What do angry people do? They fight back.
Women’s Suffrage Movement
In 1920, the states ratified the 19th Amendment of the US Constitution. Women were finally given the right to vote in America. It was a decades-long fight for equality that started years before the Civil War ripped the country apart.
The expectation that women would sit quietly in the background while men ruled the world was something that was not unique to the United States. Society believed they should be subservient to their husbands for centuries. Wives weren’t really allowed to work, own property, or have anything that really belonged to them.
In fact, the suffrage movement didn’t really start with the right to vote, that was just the culmination of decades of fighting. As early as the 1700s, they were demanding rights. In 1771, New York passed a law that required husbands to get consent from their wives to sell property they brought into the marriage. More than 100 years later, in 1872, Illinois granted occupational licenses to women.

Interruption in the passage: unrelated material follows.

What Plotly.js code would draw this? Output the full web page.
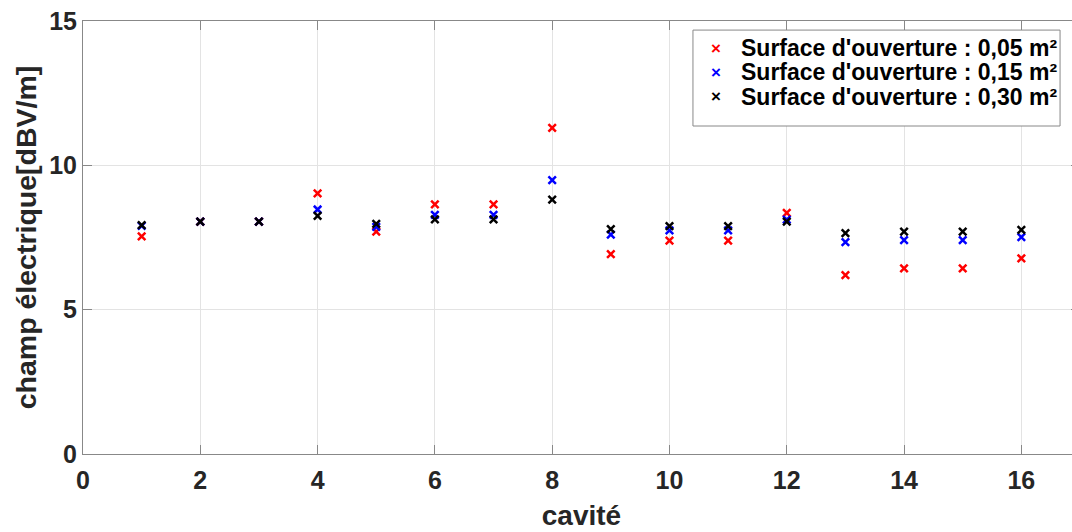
<!DOCTYPE html>
<html>
<head>
<meta charset="utf-8">
<script src="https://cdn.plot.ly/plotly-3.0.1.min.js"></script>
<style>
html,body{margin:0;padding:0;overflow:hidden;background:#fff;width:1072px;height:532px;}
#chart{width:1080px;height:532px;}
</style>
</head>
<body>
<div id="chart"></div>
<script>
const cavite = [1,2,3,4,5,6,7,8,9,10,11,12,13,14,15,16];
const surface005 = [7.54,8.05,8.05,9.03,7.70,8.65,8.65,11.30,6.92,7.39,7.39,8.35,6.20,6.43,6.43,6.78];
const surface015 = [7.90,8.05,8.05,8.47,7.87,8.28,8.28,9.49,7.60,7.75,7.75,8.12,7.34,7.41,7.41,7.51];
const surface030 = [7.93,8.05,8.05,8.25,7.97,8.13,8.13,8.81,7.79,7.89,7.89,8.05,7.65,7.70,7.70,7.76];
const seriesNames = ["Surface d'ouverture : 0,05 m²","Surface d'ouverture : 0,15 m²","Surface d'ouverture : 0,30 m²"];
const seriesColors = ["#ff0000","#0000ff","#000000"];
const seriesValues = [surface005, surface015, surface030];

const traces = seriesValues.map((vals,i)=>({
  x: cavite, y: vals, type:'scatter', mode:'markers', name: seriesNames[i], showlegend:false,
  marker:{symbol:'x-thin', size:7.5, color:seriesColors[i], line:{width:2.5, color:seriesColors[i]}}
}));

const font = "Liberation Sans, Arial, sans-serif";

// custom legend (compact row spacing like the reference)
const legX0 = 0.6118, legX1 = 0.98, legY0 = 0.7575, legY1 = 0.979;
const rowY = [0.9376, 0.8822, 0.8245];
const annotations = [];
seriesNames.forEach((nm,i)=>{
  annotations.push({xref:'paper', yref:'paper', x:0.635, y:rowY[i], xanchor:'center', yanchor:'middle',
    text:'×', showarrow:false, font:{family:font, size:17, color:seriesColors[i], weight:'bold'}});
  annotations.push({xref:'paper', yref:'paper', x:0.658, y:rowY[i], xanchor:'left', yanchor:'middle',
    text:nm, showarrow:false, font:{family:font, size:23, color:'#000', weight:'bold'}});
});

const layout = {
  width:1080, height:532,
  margin:{l:83, r:0, t:21, b:78},
  paper_bgcolor:'#fff', plot_bgcolor:'#fff',
  showlegend:false,
  shapes:[{type:'rect', xref:'paper', yref:'paper', x0:legX0, x1:legX1, y0:legY0, y1:legY1,
    fillcolor:'#fff', line:{color:'#888', width:1}, layer:'above'}],
  annotations: annotations,
  xaxis:{range:[0,17], tickvals:[0,2,4,6,8,10,12,14,16], showgrid:true, gridcolor:'#e3e3e3',
    zeroline:false, showline:true, linecolor:'#888', linewidth:1, mirror:'ticks',
    ticks:'inside', ticklen:9, tickcolor:'#888', ticklabelstandoff:4,
    tickfont:{family:font, size:25, color:'#262626', weight:'bold'},
    title:{text:'cavité', font:{family:font, size:28, color:'#262626', weight:'bold'}, standoff:12}},
  yaxis:{range:[0,15], tickvals:[0,5,10,15], showgrid:true, gridcolor:'#e3e3e3',
    zeroline:false, showline:true, linecolor:'#888', linewidth:1, mirror:'ticks',
    ticks:'inside', ticklen:9, tickcolor:'#888',
    tickfont:{family:font, size:25, color:'#262626', weight:'bold'},
    title:{text:'champ électrique[dBV/m]', font:{family:font, size:28.5, color:'#262626', weight:'bold'}, standoff:4}}
};
Plotly.newPlot('chart', traces, layout, {displayModeBar:false, staticPlot:true});
</script>
</body>
</html>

That’s how it went. Women chipped away at the laws that were keeping them down from almost the birth of the nation and eventually, the 19th Amendment became the law of the land.
19th Amendment
Before the amendment was ratified, states were actually already allowing women to vote. Eastern and southern states were not interested in equal rights, though.
Through grit and determination, women forced states into the 20th century. On August 18, 1920, the 19th Amendment was official. Since then, women have still fought small battles here and there, but in 2020, you’d never know the struggles their mothers and grandmothers went through. It’s pretty incredible and a perfect example of the sheer determination of Americans.